We’re rolling out our first django application under mod_wsgi as
`WSGIDaemonProcess our-appname processes=6 threads=15'`
and we’re having a discussion about whether our Python code and the Redis and Postgres libraries it uses needs to be thread-safe or not.
From what I can tell from reading the mod_wsgi documentation, even though the apache worker is processing requests with multiple apache threads, our python code is for all intents and purposes single-threaded. I don’t see any warnings on the mod_wsgi docs saying “Beware!! You now have to worry about Global Data and Thread Safety!” but there’s also no explicit “Don’t Worry About Threads There Aren’t Any”.
We’re not doing anything explicitly with threads in our python code, there is no mention of them in anything we’ve written.
But some people here are of the opinion that since we’re running with threads=15 that we are now in in the multi-threaded world.
Can anyone clarify what’s actually going on here?
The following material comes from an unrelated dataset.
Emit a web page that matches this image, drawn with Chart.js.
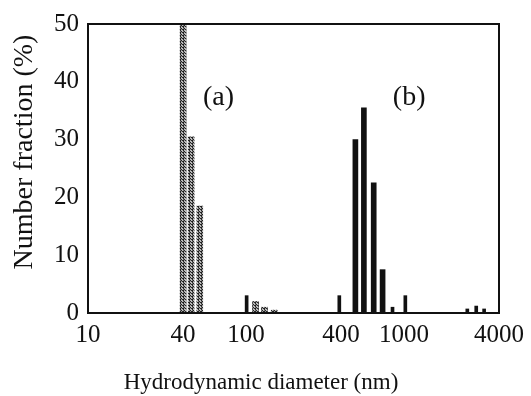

Is our Python code now subject to multiple threads of execution through the same data where it wasn’t before, or not?
Yes obviously you are running multi-threaded app and it will create problems if you don’t take care with globals, Class attributes etc
If you need to keep something globally, keep it in thread local storage.
Here is a quote from modwsgi doc, Building_A_Portable_Application
So I think you have been sufficiently warned.